I ripped out a 'deadwood' scene this morning.
This sounds sensible, doesn't it? But, believe me, it is so hard to do. Once something's written, it's not easy to dump it, especially when you running to a deadline and you want that word count to build. (Luckily, my deadline's been extended and my writing feels like fun again!)
But just as I axed a secondary character a few weeks back, I cut a scene today and changed point of view for the scene that followed and suddenly what felt dreary is coming back to life again.
I remember once, when I first started writing, and I was talking to Ann Charlton, an Australian M&B writer, whose work I adored. Ann was a huge inspiration for me and she said that often, the bits you love best when you first write them, are the bits you end up throwing away. At the time I was horrified.
There's nothing quite so wonderful as writing something that excites you while the words are falling from your fingertips. And there's nothing harder than ripping those words out days or weeks later.
But after twenty-four books, I know what Ann Charlton meant. There are many times when you want to cling to a piece of writing because it has a particular sentence of phrase that felt magical or clever when you first wrote it. But when you step back to see if that passage, scene or chapter is contributing to the characters, or to the tension or to the romance, you sometimes realise that it sounds pretty, but it doesn't really contribute anything of significance. And it has to go.

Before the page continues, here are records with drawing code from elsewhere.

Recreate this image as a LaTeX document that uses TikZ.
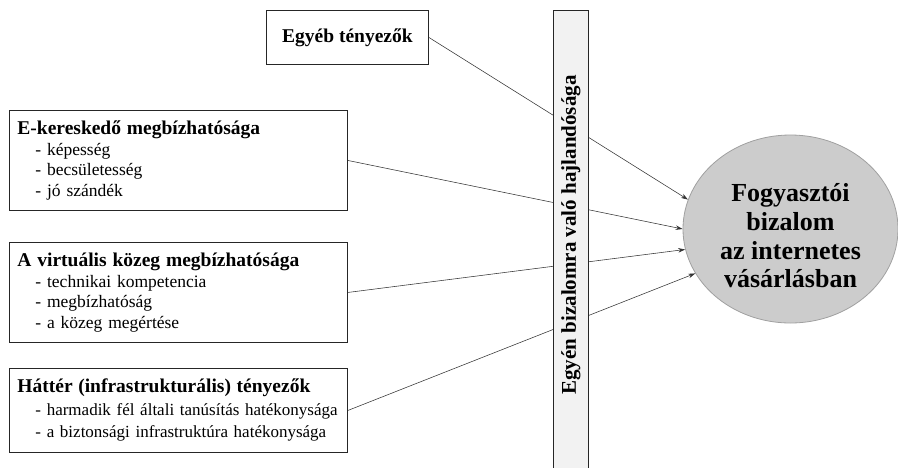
\documentclass[tikz,border=0pt]{standalone}
\usepackage{fontspec}
\setmainfont{Liberation Serif}
\usetikzlibrary{arrows.meta,shapes.geometric}
\definecolor{barfill}{RGB}{242,242,242}
\definecolor{ellfill}{RGB}{204,204,204}
\definecolor{ellline}{RGB}{160,160,160}
\tikzset{
  factorbox/.style={draw=black!85, line width=0.9pt, rectangle, align=left, anchor=north west,
    inner xsep=8pt, inner ysep=0pt, text width=322pt, font=\fontsize{17.5}{20.5}\selectfont},
  conn/.style={draw=black!80, line width=0.55pt, -{Stealth[length=7pt,width=4.5pt]}},
}
\newcommand{\hd}[1]{\mbox{\bfseries\fontsize{19.5}{22}\selectfont #1}}
\newcommand{\itm}[1]{\mbox{\hspace*{18pt}- #1}}
\begin{document}
\begin{tikzpicture}[x=1pt,y=-1pt]
\useasboundingbox (0,0) rectangle (898,467);
% boxes
\node[draw=black!85, line width=0.9pt, rectangle, anchor=north west, minimum width=162pt, minimum height=54pt, inner sep=0pt,
  font=\bfseries\fontsize{19.5}{22}\selectfont] (eg) at (266,10) {Egyéb tényezők};
\node[factorbox, minimum height=100pt] (ek) at (9,110)
  {\hd{E-kereskedő megbízhatósága}\\\itm{képesség}\\\itm{becsületesség}\\\itm{jó szándék}};
\node[factorbox, minimum height=100pt] (vk) at (9,242)
  {\hd{A virtuális közeg megbízhatósága}\\\itm{technikai kompetencia}\\\itm{megbízhatóság}\\\itm{a közeg megértése}};
\node[factorbox, minimum height=84pt, font=\fontsize{17}{22.5}\selectfont] (ht) at (9,368)
  {\hd{Háttér (infrastrukturális) tényezők}\\\itm{harmadik fél általi tanúsítás hatékonysága}\\\itm{a biztonsági infrastruktúra hatékonysága}};
% ellipse
\node[ellipse, draw=ellline, line width=0.8pt, fill=ellfill, minimum width=215pt, minimum height=188pt, inner sep=0pt] (ell) at (790.5,229) {};
\node[align=center, inner sep=0pt, font=\bfseries\fontsize{26}{28.7}\selectfont] (elltxt) at (790.5,236) {Fogyasztói\\bizalom\\az internetes\\vásárlásban};
% connectors
\draw[conn] (eg.east) -- (ell.164);
\draw[conn] (ek.east) -- (ell.180);
\draw[conn] (vk.east) -- (ell.191);
\draw[conn] (ht.east) -- (ell.205);
% vertical bar
\node[draw=black!85, line width=0.9pt, fill=barfill, rectangle, anchor=north west, minimum width=35pt, minimum height=470pt, inner sep=0pt] (bar) at (553,10) {};
\node[rotate=90, font=\bfseries\fontsize{21}{24}\selectfont] (bartxt) at (571,235) {Egyén bizalomra való hajlandósága};
\end{tikzpicture}
\end{document}
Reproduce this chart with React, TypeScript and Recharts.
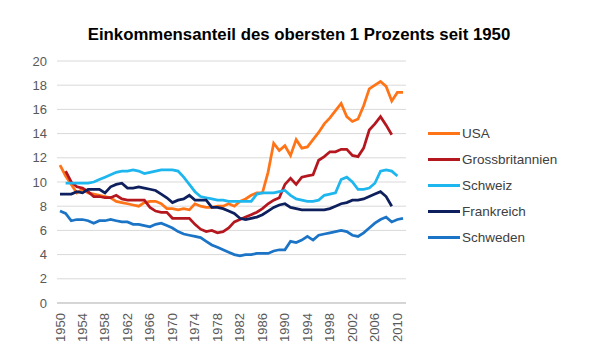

As I'm in gardening mode these days, I think of this as pruning rather than surgery. The book, like a shrub, will be neater and healthier without that cumbersome, drab, no-tension scene.
Marion Lennox wrote to me once and said she was throwing out 60 pages after reading my article on emotional punch. (As if I can teach Marion anything! I'm not claiming any kudos here, just indicating how dedicated to her craft Marion is.) But that's the kind of guts it takes sometimes to improve you writing. Since then, Marion's gone on to win two RITAS and a R*BY.
So... I've resisted pulling this scene for about three weeks now, but finally it's gone. I've lost lots of words (nothing like 60 pages), but I feel as if I have my characters back. It makes such a difference.
1 comment:
Cruel to be kind!! I invest in things - I want them to be right, and it is a wrench when they are not, but once they are gone, I feel so much better. Glad you ahve water again, and congratulations on the #10 place!!!